Constraining LLM Output
Last year I was reading The Em Dash Dilemma: How a Punctuation Mark Became AI’s Stubborn Signature, as recommended to me by Tom Scott's newsletter. The author told a story where they couldn't get an AI model to avoid using the em dash. Below is my comment responding to this post, which details exactly how to constrain the model.

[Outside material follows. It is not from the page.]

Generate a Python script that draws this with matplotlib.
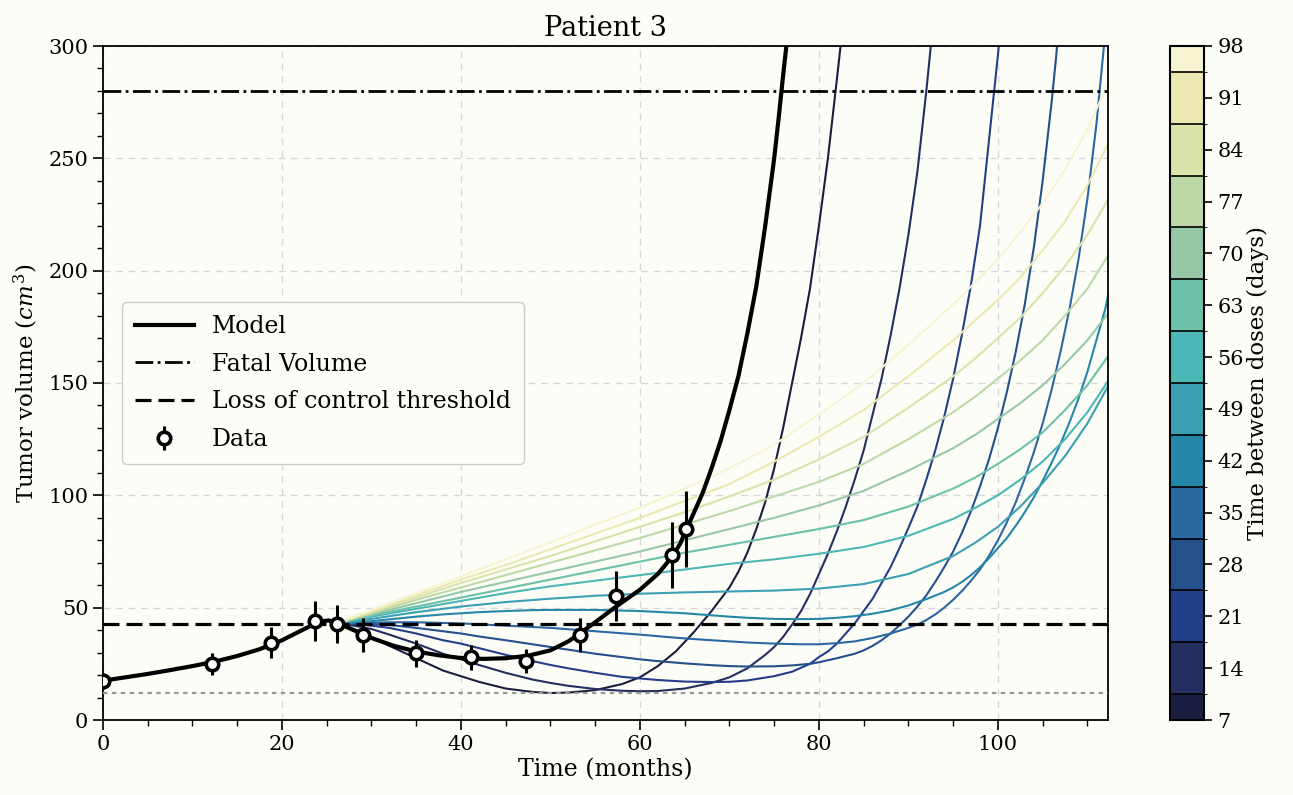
import matplotlib
matplotlib.use("Agg")
import matplotlib.pyplot as plt
from matplotlib.colors import ListedColormap, BoundaryNorm
from matplotlib.cm import ScalarMappable
from matplotlib.ticker import MultipleLocator
from matplotlib.lines import Line2D

plt.rcParams['font.family'] = ['DejaVu Serif']
plt.rcParams['mathtext.fontset'] = 'dejavuserif'

# ---------------- data ----------------
t_data = [0, 12.2, 18.8, 23.7, 26.1, 29.0, 35.0, 41.1, 47.3, 53.3, 57.3, 63.6, 65.2]
v_data = [17.4, 24.9, 34.3, 44.1, 42.7, 37.8, 29.8, 28.0, 26.3, 38.0, 55.2, 73.4, 85.0]
e_data = [3.5, 5.0, 6.9, 8.8, 8.5, 7.6, 6.0, 5.6, 5.3, 7.6, 11.0, 14.7, 17.0]

t_model = [0, 2.5, 5, 7.5, 10, 12.5, 15, 17.5, 20, 22, 23.5, 24.5, 25.2, 26, 27, 28, 30, 32.5,
           35, 37.5, 40, 42.5, 45, 47.5, 50, 52, 53.2, 55, 57.3, 60, 62, 63.6, 64.5, 65.2, 66,
           67, 68, 69, 70, 71, 72, 73, 74, 75, 75.5, 76, 76.5, 77]
v_model = [17.5, 19, 20.5, 22.2, 24, 26, 28.5, 31.5, 35.5, 39.5, 42.5, 44, 44.3, 43.5, 41.8,
           40, 36.5, 33, 30.5, 28.8, 27.6, 27.2, 27.5, 28.6, 31, 35, 38.3, 43.5, 50.4, 58, 65,
           72.7, 78.5, 85, 92, 101, 112, 124, 138, 153, 172, 193, 220, 250, 268, 287, 305, 325]

fatal_volume = 280
loss_threshold = 42.8
min_volume = 12

doses = [7, 14, 21, 28, 35, 42, 49, 56, 63, 70, 77, 84, 91, 98]

t_d7 = [26, 28, 30, 32, 35, 38, 40, 42, 45, 48, 50, 52, 55, 58, 60, 62, 64, 66, 68, 70, 71, 72,
        73, 74, 75, 76, 77, 78, 79, 80, 81, 82, 82.5, 83]
v_d7 = [43, 40.5, 37, 33, 27.5, 22, 19.5, 17, 14, 12.5, 12, 12.2, 13.3, 16, 19, 24, 30.5, 39,
        48.5, 59, 66, 74.5, 85, 97, 112, 130, 150, 170, 192, 220, 250, 285, 303, 322]

t_d14 = [26, 28, 30, 32, 35, 38, 40, 42, 45, 48, 50, 52, 55, 58, 60, 62, 65, 68, 70, 72, 74, 75,
         76, 77, 78, 79, 80, 81, 82, 83, 84, 85, 86, 87, 88, 89, 90, 91, 92, 92.5, 93]
v_d14 = [43, 42, 40.5, 38, 34, 29.5, 27, 24.5, 21, 18, 16.5, 15.2, 13.8, 13, 12.8, 12.9, 14,
         16.5, 19, 23, 29, 32.5, 37, 42.5, 48.5, 56, 65, 74, 84, 95, 107, 120, 136, 152, 171,
         192, 216, 244, 280, 300, 320]

t_d21 = [26, 28, 30, 32, 35, 38, 40, 42, 45, 48, 50, 52, 55, 58, 60, 62, 65, 68, 70, 72, 75, 77,
         79, 80, 81, 82, 83, 84, 85, 86, 87, 88, 89, 90, 91, 92, 93, 94, 95, 96, 97, 98, 99,
         100, 100.3, 101]
v_d21 = [43, 42.8, 42, 41, 38.5, 35.5, 34, 32, 29, 26.2, 24.5, 23, 21, 19.2, 18.5, 17.8, 17.1,
         16.9, 17, 17.6, 19.5, 21.5, 25, 28, 30.5, 34, 38.5, 43, 48.5, 54, 61, 68, 76.5, 85.5,
         95, 107, 120, 135, 152, 172, 194, 220, 258, 296, 308, 335]

t_d28 = [26, 28, 30, 32, 35, 38, 40, 42, 45, 48, 50, 52, 55, 58, 60, 62, 65, 68, 70, 72, 75, 77,
         79, 80, 82, 84, 85, 86, 87, 88, 89, 90, 91, 92, 93, 94, 95, 96, 97, 98, 99, 100, 101,
         102, 103, 104, 105, 106, 106.5, 107]
v_d28 = [43, 43, 42.8, 42.3, 41, 39.5, 38.5, 37.2, 35.5, 33.7, 32.5, 31.3, 29.5, 28, 27, 26.2,
         25.2, 24.4, 24, 23.8, 23.9, 24.3, 25, 25.7, 27.5, 29.5, 31, 33, 35.5, 38.5, 42.2, 46,
         50.5, 55.5, 61.5, 68, 75, 83.5, 93, 104, 116, 130, 146, 164, 185, 210, 240, 275, 295, 318]

t_d35 = [26, 28, 30, 32, 35, 38, 40, 42, 45, 48, 50, 52, 55, 58, 60, 62, 65, 68, 70, 72, 75, 78,
         80, 82, 84, 86, 88, 90, 91, 92, 93, 94, 95, 96, 97, 98, 99, 100, 101, 102, 103, 104,
         105, 106, 107, 108, 109, 110, 111, 111.8, 112.5]
v_d35 = [43, 43.2, 43.3, 43.5, 43.5, 43.2, 43, 42.6, 42, 41.4, 41, 40.4, 39.5, 38.6, 38, 37.3,
         36.3, 35.5, 35, 34.5, 34, 33.7, 33.7, 34.2, 35, 36.5, 38.5, 41, 42.5, 44.5, 47, 50,
         53.5, 57.5, 62, 67, 73, 80, 88, 97, 107.5, 119, 132, 147, 164, 183, 205, 232, 265,
         298, 330]

t_d42 = [26, 28, 30, 32, 35, 38, 40, 42, 45, 48, 50, 52, 55, 58, 60, 62, 65, 68, 70, 72, 75, 78,
         80, 82, 84, 86, 88, 90, 92, 94, 95, 96, 97, 98, 99, 100, 101, 102, 103, 104, 105, 106,
         107, 108, 109, 110, 111, 112, 112.5]
v_d42 = [43, 43.5, 44, 44.8, 46, 47, 47.5, 48, 48.5, 48.9, 49, 49, 49, 48.7, 48.5, 48.1, 47.5,
         46.6, 46, 45.5, 45, 44.9, 45, 45.5, 46.2, 47.3, 48.8, 51, 53.8, 57, 59, 61.5, 64.5, 68,
         72, 76.5, 81, 86.5, 92.5, 99, 106.5, 114.5, 123, 132.5, 143, 155, 169, 183, 193]

t_grid = [26, 30, 35, 40, 45, 50, 55, 60, 65, 70, 75, 80, 85, 90, 95, 97.5, 100, 102.5, 105,
          107.5, 110, 112.5]
v_d49 = [43, 45, 48, 50.5, 52.5, 54, 55.3, 56.2, 56.8, 57.2, 57.6, 58.5, 60.5, 65, 73, 79, 86,
         95, 105.5, 117.5, 132, 150]
v_d56 = [43, 46, 49.5, 53, 56.5, 59.5, 62, 64.5, 67, 69.5, 71.5, 74, 77, 82, 89.5, 94.5, 100,
         107, 115, 125, 137, 152]
v_d63 = [43, 46.5, 50.5, 54.5, 58.5, 62.5, 66.5, 70.5, 74.5, 78, 81.5, 85, 89, 95, 103, 108,
         114, 120.5, 128, 138, 149, 163]
v_d70 = [43, 47, 52, 57, 61.5, 66, 70.5, 75, 80, 85, 90, 95.5, 102, 111, 121, 127, 134, 141,
         149, 158.5, 169, 182]
v_d77 = [43, 47.5, 53.5, 59, 64.5, 70, 75.5, 81, 87, 93, 99.5, 106, 114, 125, 137, 144, 152,
         160, 169, 180, 192, 208]
v_d84 = [43, 48, 54.5, 61, 67, 73, 79.5, 86, 92.5, 99.5, 107, 116, 126, 139, 153, 161, 170,
         179, 190, 202, 216, 233]
v_d91 = [43, 48.5, 55.5, 62.5, 69, 76, 83, 90, 97.5, 105, 115, 126, 138, 153, 169, 178, 187,
         197, 209, 222, 238, 258]
v_d98 = [43, 49, 56.5, 64, 71.5, 79, 87, 94.5, 103, 112, 122.5, 136, 150, 167, 185, 195, 205,
         217, 230, 245, 263, 285]

curve_times = [t_d7, t_d14, t_d21, t_d28, t_d35, t_d42,
               t_grid, t_grid, t_grid, t_grid, t_grid, t_grid, t_grid, t_grid]
curve_values = [v_d7, v_d14, v_d21, v_d28, v_d35, v_d42,
                v_d49, v_d56, v_d63, v_d70, v_d77, v_d84, v_d91, v_d98]

dose_colors = ['#1b1f3f', '#252f5f', '#223f87', '#24508c', '#2b67a0', '#2587a8', '#3ba0b3',
               '#4cb7b4', '#6cc1ab', '#96c8a8', '#bdd9a6', '#d9e3aa', '#ebe8b2', '#f7f4d2']

# ---------------- figure ----------------
bg = '#fdfdf8'
fig = plt.figure(figsize=(12.93, 7.95), dpi=100, facecolor=bg)
ax = fig.add_axes([103 / 1293, 75 / 795, 1005 / 1293, 674 / 795])
ax.set_facecolor(bg)
cax = fig.add_axes([1170 / 1293, 75 / 795, 34 / 1293, 674 / 795])

cmap = ListedColormap(dose_colors)
bounds = [doses[0]] + [d + 3.5 for d in doses[:-1]] + [doses[-1]]
norm = BoundaryNorm(bounds, cmap.N)

for d, tt, vv in zip(doses, curve_times, curve_values):
    ax.plot(tt, vv, color=cmap(norm(d)), lw=1.5, zorder=2, solid_joinstyle='round')

ax.plot(t_model, v_model, color='black', lw=3, zorder=4, solid_joinstyle='round')
ax.axhline(fatal_volume, color='black', ls='-.', lw=2, zorder=3)
ax.axhline(loss_threshold, color='black', ls=(0, (5, 2.2)), lw=2.3, zorder=3)
ax.axhline(min_volume, color='#999999', ls=(0, (2, 2)), lw=1.6, zorder=3)

ax.errorbar(t_data, v_data, yerr=e_data, fmt='o', mfc='white', mec='black', mew=2.6, ms=9,
            ecolor='black', elinewidth=2.2, capsize=0, zorder=6)

ax.set_xlim(0, 112.3)
ax.set_ylim(0, 300)
ax.xaxis.set_major_locator(MultipleLocator(20))
ax.xaxis.set_minor_locator(MultipleLocator(5))
ax.yaxis.set_major_locator(MultipleLocator(50))
ax.yaxis.set_minor_locator(MultipleLocator(10))
ax.tick_params(which='major', length=7, width=1.2, labelsize=15, direction='out')
ax.tick_params(which='minor', length=4, width=1.0, direction='out')
ax.grid(True, which='major', color='#d6d6de', ls=(0, (5, 4)), lw=1, zorder=0)
for s in ax.spines.values():
    s.set_linewidth(1.3)

ax.set_title('Patient 3', fontsize=19.5, pad=7)
ax.set_xlabel('Time (months)', fontsize=17, labelpad=3)
ax.set_ylabel('Tumor volume ($cm^3$)', fontsize=16.5, labelpad=6)

eb = ax.errorbar([], [], yerr=[], fmt='o', mfc='white', mec='black', mew=2.6, ms=9,
                 ecolor='black', elinewidth=2.2, capsize=0)
handles = [
    Line2D([], [], color='black', lw=3),
    Line2D([], [], color='black', ls='-.', lw=2),
    Line2D([], [], color='black', ls=(0, (5, 2.2)), lw=2.3),
    eb,
]
leg = ax.legend(handles, ['Model', 'Fatal Volume', 'Loss of control threshold', 'Data'],
                loc='center left', bbox_to_anchor=(0.007, 0.5), fontsize=17,
                frameon=True, fancybox=True, framealpha=1, facecolor=bg,
                edgecolor='#cccccc', handlelength=2.5, handletextpad=0.75,
                borderpad=0.55, labelspacing=0.62)
leg.get_frame().set_linewidth(1.0)

sm = ScalarMappable(norm=norm, cmap=cmap)
cb = fig.colorbar(sm, cax=cax, ticks=doses, spacing='proportional', drawedges=True)
cb.outline.set_linewidth(1.5)
cb.dividers.set_color('black')
cb.dividers.set_linewidth(1.2)
cb.ax.tick_params(labelsize=15, length=6, width=1.2)
cb.set_label('Time between doses (days)', fontsize=16.5, labelpad=2)

fig.savefig('out.png', dpi=100, facecolor=bg)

If you must absolutely and consistently constrain an LLM to avoid or exclusively generate certain characters, structures, etc., you can enforce this on any model using a grammar file in GBNF format. Since LLMs are based on sampling from token probabilities, it can generate a list of candidate tokens, then use your provided grammar rules to filter out undesirable options. In this case, the em dash. What remains may be some highly improbable tokens, which can set some models off in strange directions (especially smaller models), but the point is that we can control these outputs, without even having to ask the model at all.
For instance, I request the following from Qwen3:
"Write a list using the em dash for bullets."
It outputs the following:
Here’s a list using the em dash (—) as bullets:
— Item one
— Item two
— Item three
— A longer item with additional details
— Another bullet point with a note—like this!
I then add the following grammar, which disallows the unicode \u2014 (em dash) from being used:
root ::= content*
content ::= allowedchar
allowedchar ::= [\u0000-\u2013\u2015-\uFFFF]
And make the exact same request:
"Write a list using the em dash for bullets."
It now outputs the following:
– Item one
– Item two
– Item three
– Item four
– Item five
Note here that, as a substitute, Qwen is now using the en dash (–). It's interesting how it will try for the nearest substitute to best accommodate my request. I filtered out the en dash, then it used the horizontal bar (―). I filtered out the horizontal bar, then it used two hyphens next to each other (--).
Constraining an LLM to a specific grammar is a really useful tool. The most common case is to require the LLM to generate valid JSON, for parsing its outputs by a traditional program. You can even specify the names, structure, and output format for the fields, to ensure that the LLM writes something valid (and hopefully meaningful) in each required field.